• GIVEN EXERCISE:
Word for word, copy all the data and drop the pictures.

━━━━━━━━━━

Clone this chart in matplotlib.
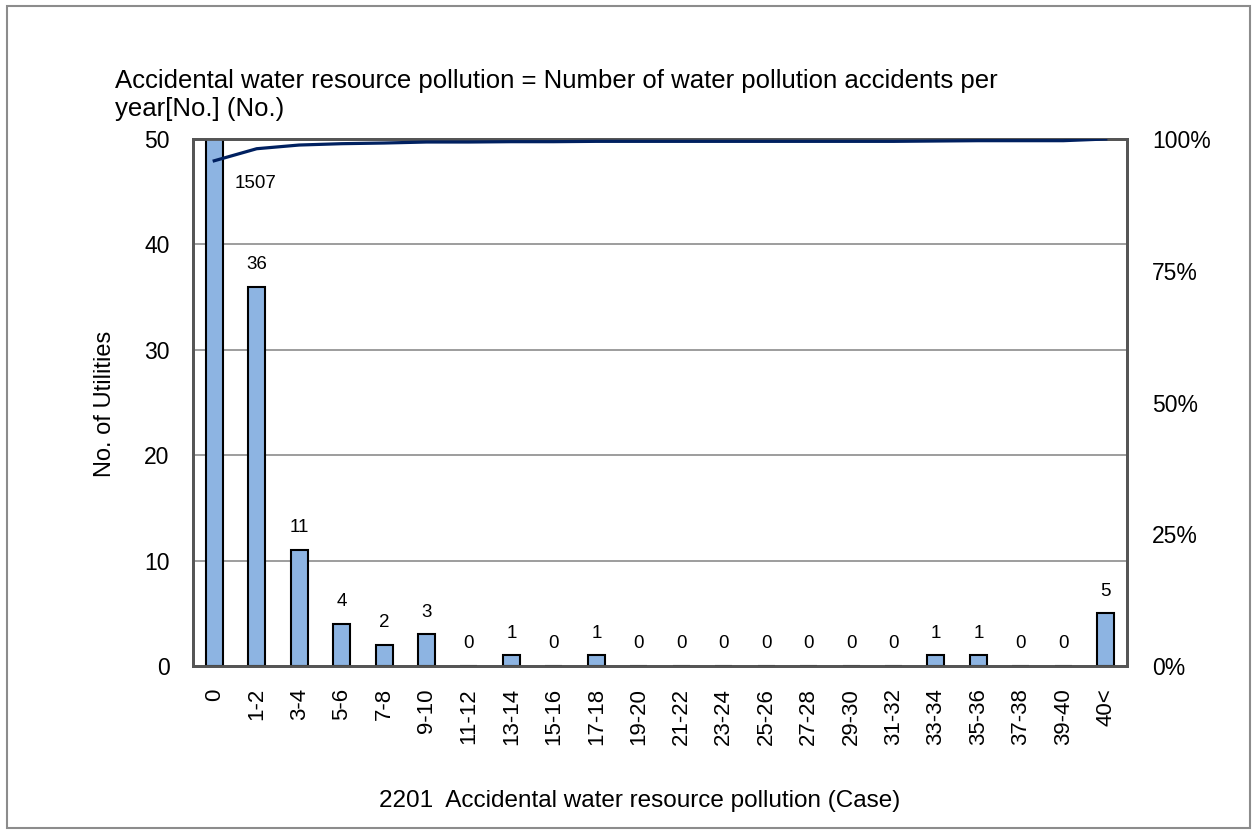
import numpy as np
import matplotlib
matplotlib.use('Agg')
import matplotlib.pyplot as plt
from matplotlib.patches import Rectangle

plt.rcParams['font.family'] = ['Liberation Sans', 'DejaVu Sans']

# data
categories = ['0', '1-2', '3-4', '5-6', '7-8', '9-10', '11-12', '13-14', '15-16', '17-18',
              '19-20', '21-22', '23-24', '25-26', '27-28', '29-30', '31-32', '33-34',
              '35-36', '37-38', '39-40', '40<']
counts = [1507, 36, 11, 4, 2, 3, 0, 1, 0, 1, 0, 0, 0, 0, 0, 0, 0, 1, 1, 0, 0, 5]
title = 'Accidental water resource pollution = Number of water pollution accidents per\nyear[No.] (No.)'
xlabel = '2201  Accidental water resource pollution (Case)'
ylabel = 'No. of Utilities'

# cumulative share (right axis)
cum = np.cumsum(counts) / np.sum(counts) * 100
x = np.arange(len(categories))

fig = plt.figure(figsize=(12.57, 8.34), dpi=100)
fig.patches.append(Rectangle((7/1257, 6/834), 1243/1257, 822/834, transform=fig.transFigure,
                             fill=False, edgecolor='#8c8c8c', linewidth=1.5))

ax = fig.add_axes([193/1257, 168/834, 934/1257, 527/834])
ax.bar(x, counts, width=0.4, color='#8db4e2', edgecolor='black', linewidth=1.5, zorder=3)
ax.set_ylim(0, 50)
ax.set_xlim(-0.5, len(categories) - 0.5)
ax.set_yticks(range(0, 51, 10))
ax.yaxis.grid(True, color='#8c8c8c', linewidth=1.2)
ax.set_axisbelow(True)
ax.tick_params(length=0, labelsize=16.5, pad=17)
ax.set_xticks(x)
ax.set_xticklabels(categories, rotation=90, fontsize=16)
ax.tick_params(axis='x', pad=16)
for s in ax.spines.values():
    s.set_color('#555555')
    s.set_linewidth(2)
ax.set_ylabel(ylabel, fontsize=17)
ax.yaxis.set_label_coords(-0.082, 0.497)
ax.set_xlabel(xlabel, fontsize=17.5)
ax.xaxis.set_label_coords(0.478, -0.235)

for i, c in enumerate(counts):
    if c > 50:
        # clipped bar: label sits beside it
        ax.text(i + 0.97, 45.8, str(c), ha='center', va='center', fontsize=13.5)
    else:
        ax.text(i, c + 1.3, str(c), ha='center', va='bottom', fontsize=13.5)

ax2 = ax.twinx()
ax2.plot(x, cum, color='#002060', linewidth=2.3, zorder=5)
ax2.set_ylim(0, 100)
ax2.set_yticks([0, 25, 50, 75, 100])
ax2.set_yticklabels(['0%', '25%', '50%', '75%', '100%'])
ax2.tick_params(length=0, labelsize=16.5, pad=18)
for s in ax2.spines.values():
    s.set_color('#555555')
    s.set_linewidth(2)

fig.text(115/1257, 1 - 95/834, title, fontsize=18.5, ha='left', va='center', linespacing=1.25)

fig.savefig('out.png', dpi=100)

━━━━━━━━━━

• RESULT OF THE EXERCISE:
Clone this chart in matplotlib.
import numpy as np
import matplotlib
matplotlib.use('Agg')
import matplotlib.pyplot as plt
from matplotlib.patches import Rectangle

plt.rcParams['font.family'] = ['Liberation Sans', 'DejaVu Sans']

# data
categories = ['0', '1-2', '3-4', '5-6', '7-8', '9-10', '11-12', '13-14', '15-16', '17-18',
              '19-20', '21-22', '23-24', '25-26', '27-28', '29-30', '31-32', '33-34',
              '35-36', '37-38', '39-40', '40<']
counts = [1507, 36, 11, 4, 2, 3, 0, 1, 0, 1, 0, 0, 0, 0, 0, 0, 0, 1, 1, 0, 0, 5]
title = 'Accidental water resource pollution = Number of water pollution accidents per\nyear[No.] (No.)'
xlabel = '2201  Accidental water resource pollution (Case)'
ylabel = 'No. of Utilities'

# cumulative share (right axis)
cum = np.cumsum(counts) / np.sum(counts) * 100
x = np.arange(len(categories))

fig = plt.figure(figsize=(12.57, 8.34), dpi=100)
fig.patches.append(Rectangle((7/1257, 6/834), 1243/1257, 822/834, transform=fig.transFigure,
                             fill=False, edgecolor='#8c8c8c', linewidth=1.5))

ax = fig.add_axes([193/1257, 168/834, 934/1257, 527/834])
ax.bar(x, counts, width=0.4, color='#8db4e2', edgecolor='black', linewidth=1.5, zorder=3)
ax.set_ylim(0, 50)
ax.set_xlim(-0.5, len(categories) - 0.5)
ax.set_yticks(range(0, 51, 10))
ax.yaxis.grid(True, color='#8c8c8c', linewidth=1.2)
ax.set_axisbelow(True)
ax.tick_params(length=0, labelsize=16.5, pad=17)
ax.set_xticks(x)
ax.set_xticklabels(categories, rotation=90, fontsize=16)
ax.tick_params(axis='x', pad=16)
for s in ax.spines.values():
    s.set_color('#555555')
    s.set_linewidth(2)
ax.set_ylabel(ylabel, fontsize=17)
ax.yaxis.set_label_coords(-0.082, 0.497)
ax.set_xlabel(xlabel, fontsize=17.5)
ax.xaxis.set_label_coords(0.478, -0.235)

for i, c in enumerate(counts):
    if c > 50:
        # clipped bar: label sits beside it
        ax.text(i + 0.97, 45.8, str(c), ha='center', va='center', fontsize=13.5)
    else:
        ax.text(i, c + 1.3, str(c), ha='center', va='bottom', fontsize=13.5)

ax2 = ax.twinx()
ax2.plot(x, cum, color='#002060', linewidth=2.3, zorder=5)
ax2.set_ylim(0, 100)
ax2.set_yticks([0, 25, 50, 75, 100])
ax2.set_yticklabels(['0%', '25%', '50%', '75%', '100%'])
ax2.tick_params(length=0, labelsize=16.5, pad=18)
for s in ax2.spines.values():
    s.set_color('#555555')
    s.set_linewidth(2)

fig.text(115/1257, 1 - 95/834, title, fontsize=18.5, ha='left', va='center', linespacing=1.25)

fig.savefig('out.png', dpi=100)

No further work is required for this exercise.